#### Aim of the task
Leave out all pictures and return, exactly as written, the lines from the line containing "Convert this diagram to TikZ code." to the line containing "(q5) at (193,268)", both ends kept.

─── Records for the exercise ───

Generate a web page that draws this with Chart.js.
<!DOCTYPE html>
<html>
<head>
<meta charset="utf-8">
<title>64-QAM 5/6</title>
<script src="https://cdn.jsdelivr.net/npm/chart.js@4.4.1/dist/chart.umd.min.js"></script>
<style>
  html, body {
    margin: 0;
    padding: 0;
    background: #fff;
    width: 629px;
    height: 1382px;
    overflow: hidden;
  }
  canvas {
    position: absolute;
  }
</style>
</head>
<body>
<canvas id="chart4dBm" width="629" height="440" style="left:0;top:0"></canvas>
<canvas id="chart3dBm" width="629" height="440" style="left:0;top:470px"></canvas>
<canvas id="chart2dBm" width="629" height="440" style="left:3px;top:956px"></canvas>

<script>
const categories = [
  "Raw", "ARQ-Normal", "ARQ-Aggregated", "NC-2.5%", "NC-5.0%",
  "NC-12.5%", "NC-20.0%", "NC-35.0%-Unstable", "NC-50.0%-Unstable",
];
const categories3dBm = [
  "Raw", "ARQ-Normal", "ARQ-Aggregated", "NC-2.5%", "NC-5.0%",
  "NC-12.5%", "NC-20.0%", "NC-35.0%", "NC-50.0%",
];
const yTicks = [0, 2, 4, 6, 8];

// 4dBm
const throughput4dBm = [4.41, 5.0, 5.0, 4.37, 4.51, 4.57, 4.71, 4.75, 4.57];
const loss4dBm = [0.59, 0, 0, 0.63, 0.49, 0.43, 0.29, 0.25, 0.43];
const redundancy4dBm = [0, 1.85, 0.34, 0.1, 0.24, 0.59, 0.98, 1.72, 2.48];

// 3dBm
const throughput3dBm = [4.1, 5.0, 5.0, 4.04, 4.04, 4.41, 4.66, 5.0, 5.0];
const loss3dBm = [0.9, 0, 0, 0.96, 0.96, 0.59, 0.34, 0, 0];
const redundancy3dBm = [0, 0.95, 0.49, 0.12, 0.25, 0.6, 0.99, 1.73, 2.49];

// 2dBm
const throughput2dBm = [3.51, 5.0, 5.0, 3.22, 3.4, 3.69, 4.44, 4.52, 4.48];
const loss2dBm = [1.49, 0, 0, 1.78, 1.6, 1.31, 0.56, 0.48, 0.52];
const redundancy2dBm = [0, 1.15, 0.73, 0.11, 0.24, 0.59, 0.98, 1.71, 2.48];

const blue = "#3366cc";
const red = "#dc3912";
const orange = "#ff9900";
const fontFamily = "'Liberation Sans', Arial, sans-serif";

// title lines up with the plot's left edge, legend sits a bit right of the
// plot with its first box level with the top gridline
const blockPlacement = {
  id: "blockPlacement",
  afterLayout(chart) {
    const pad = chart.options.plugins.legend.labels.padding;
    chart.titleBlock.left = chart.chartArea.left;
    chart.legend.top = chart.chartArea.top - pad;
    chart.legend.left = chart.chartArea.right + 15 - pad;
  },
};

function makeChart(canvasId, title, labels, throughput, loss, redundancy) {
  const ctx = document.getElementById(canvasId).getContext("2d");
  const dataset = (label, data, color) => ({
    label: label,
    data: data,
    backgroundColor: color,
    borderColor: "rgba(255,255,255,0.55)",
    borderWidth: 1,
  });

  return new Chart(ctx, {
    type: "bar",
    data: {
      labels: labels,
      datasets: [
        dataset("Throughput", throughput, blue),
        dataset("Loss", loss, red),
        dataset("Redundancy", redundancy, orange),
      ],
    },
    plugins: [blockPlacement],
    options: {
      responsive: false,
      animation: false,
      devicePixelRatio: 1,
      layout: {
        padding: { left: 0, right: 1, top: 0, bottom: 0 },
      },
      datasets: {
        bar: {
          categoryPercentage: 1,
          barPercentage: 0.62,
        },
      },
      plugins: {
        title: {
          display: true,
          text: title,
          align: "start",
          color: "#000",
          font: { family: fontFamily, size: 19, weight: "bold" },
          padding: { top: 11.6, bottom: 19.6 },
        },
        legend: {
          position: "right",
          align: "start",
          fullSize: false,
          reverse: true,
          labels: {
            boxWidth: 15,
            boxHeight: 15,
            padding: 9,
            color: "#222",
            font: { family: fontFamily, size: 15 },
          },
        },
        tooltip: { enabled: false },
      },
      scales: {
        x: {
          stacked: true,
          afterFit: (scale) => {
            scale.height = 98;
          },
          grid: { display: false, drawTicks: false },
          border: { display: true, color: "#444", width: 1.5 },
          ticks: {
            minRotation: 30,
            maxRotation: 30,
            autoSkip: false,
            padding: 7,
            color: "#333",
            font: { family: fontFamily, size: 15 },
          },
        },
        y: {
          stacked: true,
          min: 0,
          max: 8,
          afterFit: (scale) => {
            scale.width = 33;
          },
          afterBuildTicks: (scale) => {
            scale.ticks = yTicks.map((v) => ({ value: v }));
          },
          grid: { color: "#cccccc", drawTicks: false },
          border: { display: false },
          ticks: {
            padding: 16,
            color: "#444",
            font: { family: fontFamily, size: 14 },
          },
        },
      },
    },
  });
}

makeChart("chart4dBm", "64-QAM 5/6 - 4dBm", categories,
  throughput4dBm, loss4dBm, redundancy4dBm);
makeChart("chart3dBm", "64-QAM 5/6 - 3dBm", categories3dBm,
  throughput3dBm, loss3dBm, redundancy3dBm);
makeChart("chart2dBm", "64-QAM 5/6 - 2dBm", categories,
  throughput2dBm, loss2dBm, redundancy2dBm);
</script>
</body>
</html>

───
─── Records for the exercise ───

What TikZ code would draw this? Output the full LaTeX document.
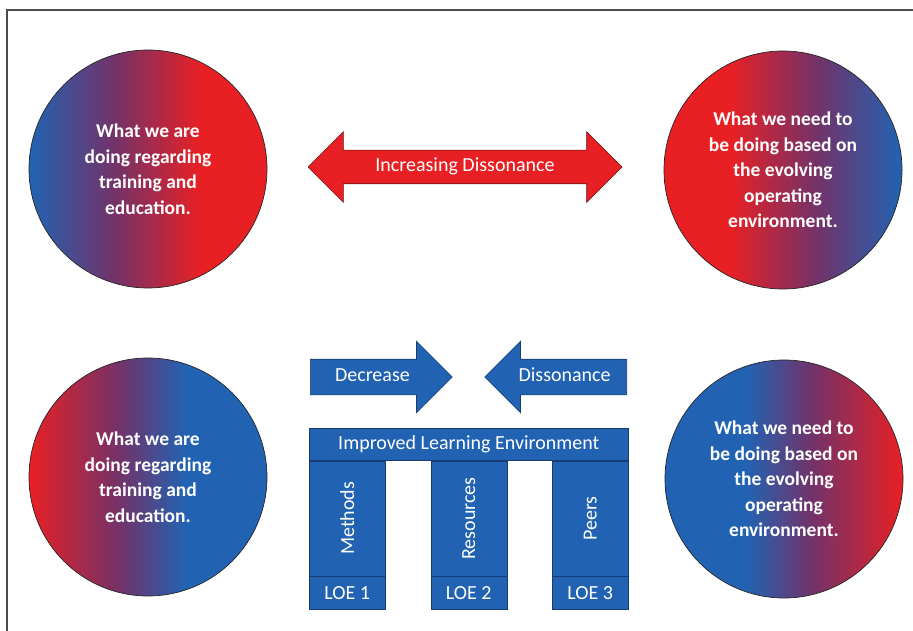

───
─── Records for the exercise ───

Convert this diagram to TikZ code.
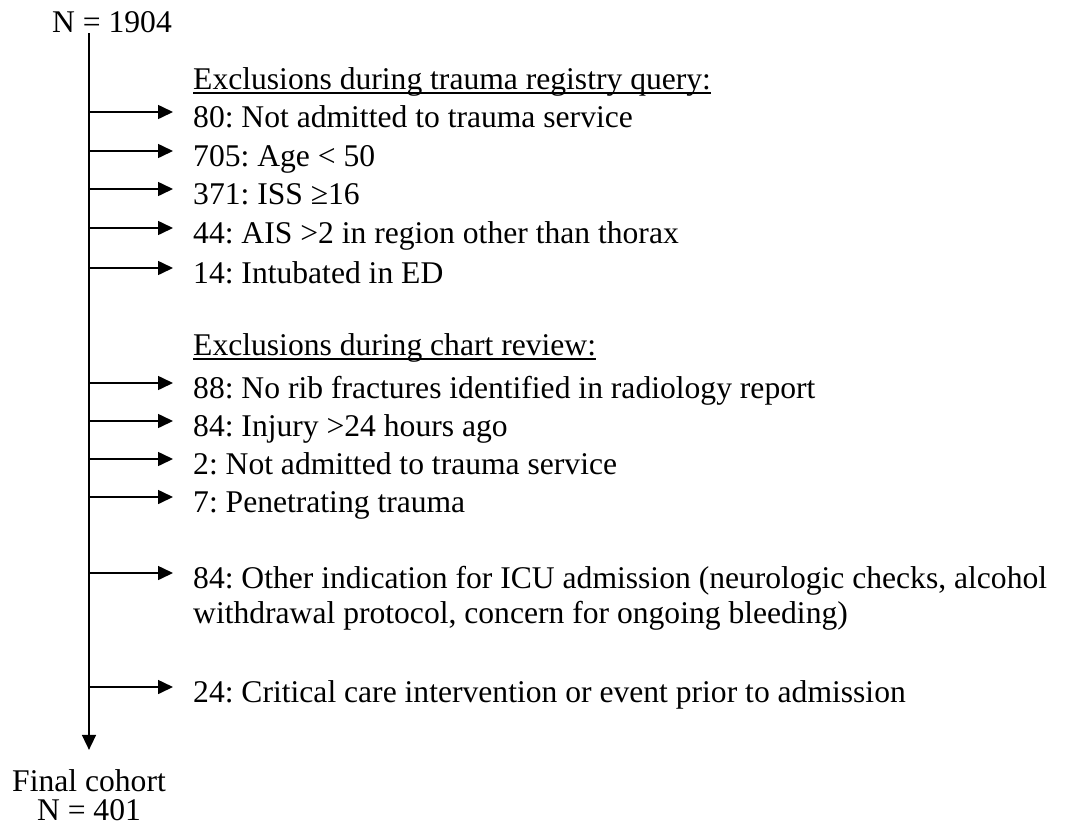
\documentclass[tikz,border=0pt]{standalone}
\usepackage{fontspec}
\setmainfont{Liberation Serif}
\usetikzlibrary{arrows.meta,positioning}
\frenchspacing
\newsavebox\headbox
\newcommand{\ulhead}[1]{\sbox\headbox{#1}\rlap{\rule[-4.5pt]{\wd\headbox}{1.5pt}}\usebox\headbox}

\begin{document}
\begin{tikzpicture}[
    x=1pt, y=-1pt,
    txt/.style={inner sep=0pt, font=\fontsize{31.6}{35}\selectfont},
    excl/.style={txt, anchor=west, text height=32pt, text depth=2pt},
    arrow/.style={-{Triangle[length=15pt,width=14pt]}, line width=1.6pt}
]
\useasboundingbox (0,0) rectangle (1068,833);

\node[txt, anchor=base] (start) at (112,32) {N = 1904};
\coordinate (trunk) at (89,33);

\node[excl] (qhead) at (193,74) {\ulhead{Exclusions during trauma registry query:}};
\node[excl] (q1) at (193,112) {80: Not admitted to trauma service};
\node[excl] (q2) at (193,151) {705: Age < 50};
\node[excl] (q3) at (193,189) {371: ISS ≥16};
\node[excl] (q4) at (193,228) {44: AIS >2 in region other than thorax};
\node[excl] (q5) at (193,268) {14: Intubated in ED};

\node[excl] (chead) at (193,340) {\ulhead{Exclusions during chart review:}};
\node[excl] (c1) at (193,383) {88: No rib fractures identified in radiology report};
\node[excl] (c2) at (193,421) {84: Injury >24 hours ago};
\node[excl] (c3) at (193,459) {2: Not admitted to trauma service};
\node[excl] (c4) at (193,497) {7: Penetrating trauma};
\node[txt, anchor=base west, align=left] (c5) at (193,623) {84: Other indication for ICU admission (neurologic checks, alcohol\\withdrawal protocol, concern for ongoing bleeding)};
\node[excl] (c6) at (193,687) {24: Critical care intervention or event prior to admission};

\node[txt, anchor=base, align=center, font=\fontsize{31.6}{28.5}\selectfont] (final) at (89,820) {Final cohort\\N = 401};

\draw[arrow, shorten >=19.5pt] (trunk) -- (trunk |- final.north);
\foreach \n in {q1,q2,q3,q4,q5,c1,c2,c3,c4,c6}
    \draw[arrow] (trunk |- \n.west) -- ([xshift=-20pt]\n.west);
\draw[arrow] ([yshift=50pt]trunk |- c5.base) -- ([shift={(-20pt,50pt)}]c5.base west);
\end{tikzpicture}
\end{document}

───

#### Finished answer
Convert this diagram to TikZ code.
\documentclass[tikz,border=0pt]{standalone}
\usepackage{fontspec}
\setmainfont{Liberation Serif}
\usetikzlibrary{arrows.meta,positioning}
\frenchspacing
\newsavebox\headbox
\newcommand{\ulhead}[1]{\sbox\headbox{#1}\rlap{\rule[-4.5pt]{\wd\headbox}{1.5pt}}\usebox\headbox}

\begin{document}
\begin{tikzpicture}[
    x=1pt, y=-1pt,
    txt/.style={inner sep=0pt, font=\fontsize{31.6}{35}\selectfont},
    excl/.style={txt, anchor=west, text height=32pt, text depth=2pt},
    arrow/.style={-{Triangle[length=15pt,width=14pt]}, line width=1.6pt}
]
\useasboundingbox (0,0) rectangle (1068,833);

\node[txt, anchor=base] (start) at (112,32) {N = 1904};
\coordinate (trunk) at (89,33);

\node[excl] (qhead) at (193,74) {\ulhead{Exclusions during trauma registry query:}};
\node[excl] (q1) at (193,112) {80: Not admitted to trauma service};
\node[excl] (q2) at (193,151) {705: Age < 50};
\node[excl] (q3) at (193,189) {371: ISS ≥16};
\node[excl] (q4) at (193,228) {44: AIS >2 in region other than thorax};
\node[excl] (q5) at (193,268) {14: Intubated in ED};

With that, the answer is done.